The chances of your team winning makes a big difference to licensee interest. Tony says that England's good chances in the Rugby World Cup (starting in October 2003 in Australia) has helped attract licensees. And CPLG has brokered an imaginative sticker-book deal for the England team which is ratcheted in stages according to how well the team do in Europe. For the Rugby World Cup, IMG has developed the identity of the event, created a subsidiary brand and signed 30 licensees worldwide. The majority of distribution will be in the host country Australia but there is already product available in Europe through specialist stores and mail order. Hopefully, sales will build to a peak at tournament time.
What makes licensing events successful? Tony's answer is that it isn't easy. But it's best if you come back to it year after year, creating consistency and a deep understanding of the event. This is IMG's third Rugby World Cup but it has been handling other events for much longer.
Somewhat surprising is the identity of IMG licensing's biggest annual earner. It's the Major League Baseball licence, whose clothing is considered a hot fashion item. Most of the kit is distributed through sports retailers, which are pleased about the fashion customers coming to the store. IMG has no intention of taking out of that environment. It's where sport and fashion meet.
Fashion and sport are intimate bedfellows. Brands like Nike and Reebok use sports sponsorship to authenticate their brands. The result is millions of consumers choosing their brands in the high street. Sports stars are also truly stars: expensive, exposed and hero-worshipped. Ask a nine year old if he'd rather play for Real Madrid or star in a film and he probably won't chose acting. It has been true for a long time that young boys hang up their character heroes and replace them with sports brands at a young age. It's not surprising then that sports clubs are expert at engaging children of a certain age and nurturing them as future season-ticket holders and consumers.
The Junior Gunners, Arsenal's junior fan club will be 20 years old next season. It was founded for children aged 0-16 to nurture the next generation of fans and is run by Sue Connelly, an avid and lifelong Arsenal fan. Widely acknowledged as the leading junior club it has advised many European teams about how to set up children's clubs.

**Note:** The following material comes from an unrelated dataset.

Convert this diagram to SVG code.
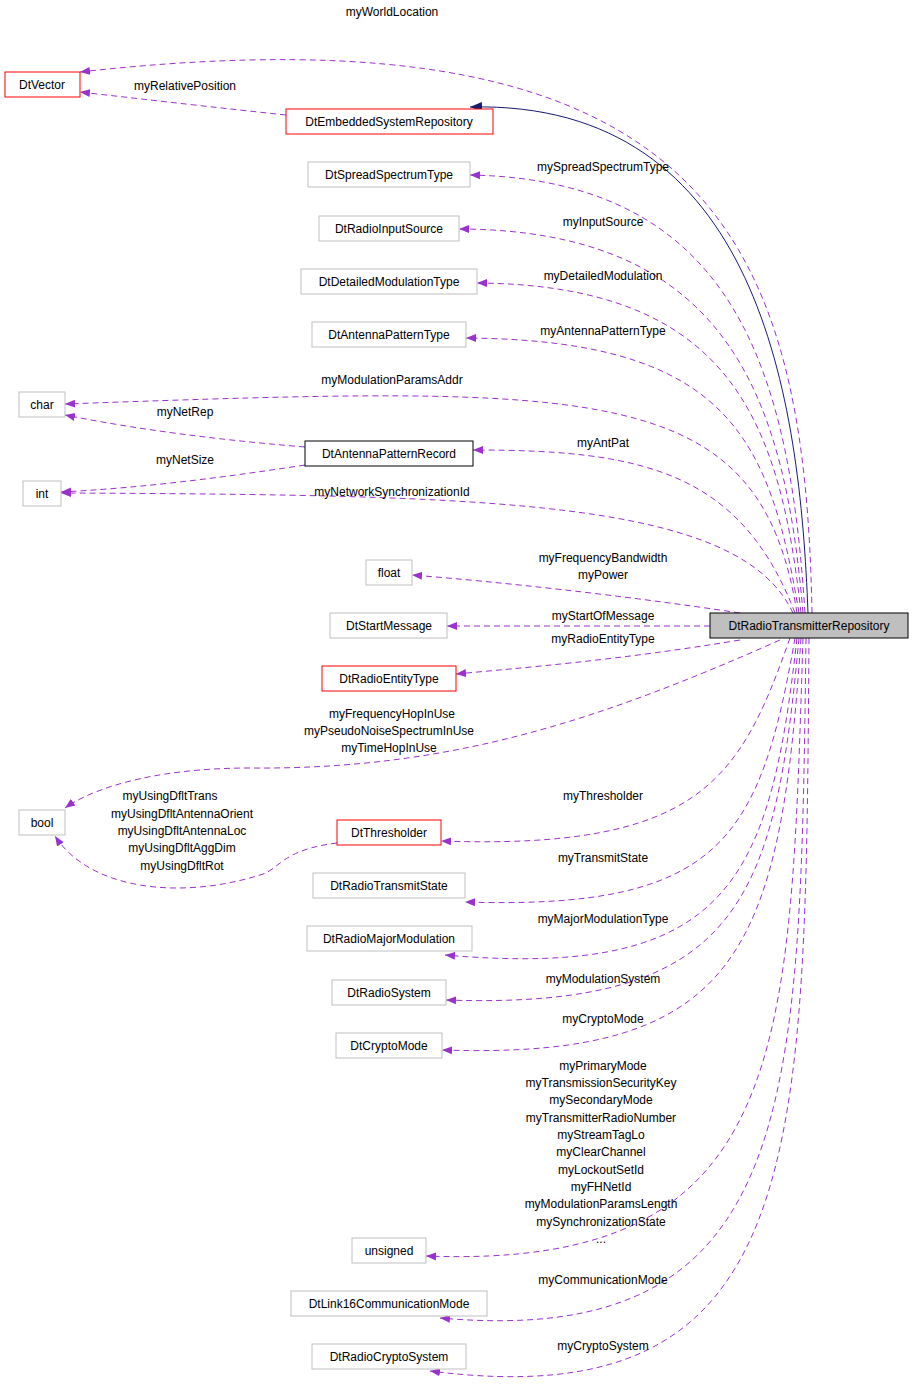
<svg xmlns="http://www.w3.org/2000/svg" width="915" height="1400" viewBox="0 0 915 1400">
<defs>
<marker id="a" viewBox="0 0 10 10" refX="10" refY="5" markerWidth="10" markerHeight="10" markerUnits="userSpaceOnUse" orient="auto"><path d="M0,1 L10,5 L0,9 z" fill="#9a32cd"/></marker>
<marker id="b" viewBox="0 0 10 10" refX="10" refY="5" markerWidth="12" markerHeight="12" markerUnits="userSpaceOnUse" orient="auto"><path d="M0,1 L10,5 L0,9 z" fill="#191970"/></marker>
<style>
text{font-family:"Liberation Sans",Arial,sans-serif;font-size:12px;text-anchor:middle;fill:#000}
.e text{font-size:12px}
.n rect{fill:#fff;stroke:#bfbfbf;stroke-width:1}
.n.r rect{stroke:#ff0000}
.n.k rect{stroke:#000}
.e path{fill:none;stroke:#9a32cd;stroke-width:1;stroke-dasharray:6,4;marker-end:url(#a)}
.e path.i{stroke:#191970;stroke-dasharray:none;marker-end:url(#b)}
</style>
</defs>
<rect width="915" height="1400" fill="#fff"/>
<g class="e" id="edges">
<path class="i" d="M808,613 C800,400 760,100 470,107"/>
<path d="M812,613 C805,250 720,0 80,72"/><text x="392" y="16">myWorldLocation</text>
<path d="M286,115 C220,108 150,100 80,92"/><text x="185" y="90">myRelativePosition</text>
<path d="M805,613 C790,380 740,180 470,175"/><text x="603" y="171">mySpreadSpectrumType</text>
<path d="M803,613 C785,400 730,230 459,229"/><text x="603" y="226">myInputSource</text>
<path d="M801,613 C780,420 730,285 477,283"/><text x="603" y="280">myDetailedModulation</text>
<path d="M799,613 C770,440 730,340 466,338"/><text x="603" y="335">myAntennaPatternType</text>
<path d="M797,613 C760,380 600,385 65,404"/><text x="392" y="384">myModulationParamsAddr</text>
<path d="M305,447 C220,440 140,430 65,415"/><text x="185" y="416">myNetRep</text>
<path d="M795,613 C740,470 640,450 473,450"/><text x="603" y="447">myAntPat</text>
<path d="M305,465 C220,478 140,488 61,492"/><text x="185" y="464">myNetSize</text>
<path d="M793,613 C740,500 500,495 61,493"/><text x="392" y="496">myNetworkSynchronizationId</text>
<path d="M740,613 C620,595 500,582 412,575"/><text x="603" y="562">myFrequencyBandwidth</text><text x="603" y="579">myPower</text>
<path d="M710,626 L447,626"/><text x="603" y="620">myStartOfMessage</text>
<path d="M740,640 C620,660 520,668 456,674"/><text x="603" y="643">myRadioEntityType</text>
<path d="M780,640 C600,720 450,770 250,768 C150,768 90,790 65,808"/><text x="392" y="718">myFrequencyHopInUse</text><text x="389" y="735">myPseudoNoiseSpectrumInUse</text><text x="389" y="752">myTimeHopInUse</text>
<path d="M337,843 C280,850 280,870 260,875 C180,900 90,890 55,836"/><text x="170" y="800">myUsingDfltTrans</text><text x="182" y="818">myUsingDfltAntennaOrient</text><text x="182" y="835">myUsingDfltAntennaLoc</text><text x="182" y="852">myUsingDfltAggDim</text><text x="182" y="870">myUsingDfltRot</text>
<path d="M790,638 C740,780 700,850 441,841"/><text x="603" y="800">myThresholder</text>
<path d="M795,638 C760,840 720,910 465,902"/><text x="603" y="862">myTransmitState</text>
<path d="M797,638 C770,880 730,980 445,955"/><text x="603" y="923">myMajorModulationType</text>
<path d="M799,638 C775,900 740,1010 446,1000"/><text x="603" y="983">myModulationSystem</text>
<path d="M801,638 C780,950 740,1060 442,1050"/><text x="603" y="1023">myCryptoMode</text>
<path d="M803,638 C790,1050 790,1270 426,1256"/><text x="603" y="1070">myPrimaryMode</text><text x="601" y="1087">myTransmissionSecurityKey</text><text x="601" y="1104">mySecondaryMode</text><text x="601" y="1122">myTransmitterRadioNumber</text><text x="601" y="1139">myStreamTagLo</text><text x="601" y="1156">myClearChannel</text><text x="601" y="1174">myLockoutSetId</text><text x="601" y="1191">myFHNetId</text><text x="601" y="1208">myModulationParamsLength</text><text x="601" y="1226">mySynchronizationState</text><text x="601" y="1243">...</text>
<path d="M806,638 C800,1100 800,1350 440,1318"/><text x="603" y="1284">myCommunicationMode</text>
<path d="M809,638 C805,1150 810,1420 430,1371"/><text x="603" y="1350">myCryptoSystem</text>
</g>
<g class="n" id="DtRadioTransmitterRepository"><rect x="710" y="613" width="198" height="25" style="fill:#bfbfbf;stroke:#000"/><text x="809" y="630">DtRadioTransmitterRepository</text></g>
<g class="n r" id="DtVector"><rect x="5" y="72" width="75" height="25"/><text x="42" y="89">DtVector</text></g>
<g class="n r" id="DtEmbeddedSystemRepository"><rect x="286" y="109" width="207" height="25"/><text x="389" y="126">DtEmbeddedSystemRepository</text></g>
<g class="n" id="DtSpreadSpectrumType"><rect x="308" y="162" width="162" height="25"/><text x="389" y="179">DtSpreadSpectrumType</text></g>
<g class="n" id="DtRadioInputSource"><rect x="319" y="216" width="140" height="25"/><text x="389" y="233">DtRadioInputSource</text></g>
<g class="n" id="DtDetailedModulationType"><rect x="301" y="269" width="176" height="25"/><text x="389" y="286">DtDetailedModulationType</text></g>
<g class="n" id="DtAntennaPatternType"><rect x="312" y="322" width="154" height="25"/><text x="389" y="339">DtAntennaPatternType</text></g>
<g class="n" id="char"><rect x="19" y="392" width="46" height="25"/><text x="42" y="409">char</text></g>
<g class="n k" id="DtAntennaPatternRecord"><rect x="305" y="441" width="168" height="25"/><text x="389" y="458">DtAntennaPatternRecord</text></g>
<g class="n" id="int"><rect x="23" y="481" width="38" height="25"/><text x="42" y="498">int</text></g>
<g class="n" id="float"><rect x="366" y="560" width="46" height="25"/><text x="389" y="577">float</text></g>
<g class="n" id="DtStartMessage"><rect x="330" y="613" width="117" height="25"/><text x="389" y="630">DtStartMessage</text></g>
<g class="n r" id="DtRadioEntityType"><rect x="322" y="666" width="134" height="25"/><text x="389" y="683">DtRadioEntityType</text></g>
<g class="n" id="bool"><rect x="19" y="810" width="46" height="25"/><text x="42" y="827">bool</text></g>
<g class="n r" id="DtThresholder"><rect x="337" y="820" width="104" height="25"/><text x="389" y="837">DtThresholder</text></g>
<g class="n" id="DtRadioTransmitState"><rect x="313" y="873" width="152" height="25"/><text x="389" y="890">DtRadioTransmitState</text></g>
<g class="n" id="DtRadioMajorModulation"><rect x="307" y="926" width="165" height="25"/><text x="389" y="943">DtRadioMajorModulation</text></g>
<g class="n" id="DtRadioSystem"><rect x="332" y="980" width="114" height="25"/><text x="389" y="997">DtRadioSystem</text></g>
<g class="n" id="DtCryptoMode"><rect x="336" y="1033" width="106" height="25"/><text x="389" y="1050">DtCryptoMode</text></g>
<g class="n" id="unsigned"><rect x="352" y="1238" width="74" height="25"/><text x="389" y="1255">unsigned</text></g>
<g class="n" id="DtLink16CommunicationMode"><rect x="291" y="1291" width="196" height="25"/><text x="389" y="1308">DtLink16CommunicationMode</text></g>
<g class="n" id="DtRadioCryptoSystem"><rect x="312" y="1344" width="154" height="25"/><text x="389" y="1361">DtRadioCryptoSystem</text></g>
</svg>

Sue says the reason Junior Gunners maintains such a high membership (currently at 16,000) mostly in the 9-12 age group is all down to giving children an insight into their favourite world. 'It's not just about a newsletter,' she says. 'Children want to get close to their heroes.'
Junior Gunners has huge commitment from its club. Each season the whole Arsenal squad is asked to attend an event such as a Christmas party or awards day. Getting this close to the players is as good as it gets for young fans, except those lucky enough to be chosen at random to become mascots and lead the team out at a match, which is even better. Sue's team is constantly refreshing activities, competitions, organising reciprocal trips to UK and European destinations. Even the membership pack contains four souvenirs which are changed every season. Team success makes a big difference - membership went up nearly 6000 after Arsenal won 'the double'. The club even has its own sponsor (Affinity Internet for the last two seasons). At £14 per member, the Junior Gunners doesn't make money for Arsenal Football Club but what the club does know is that young members can be enthusiastic consumers of licensed merchandise.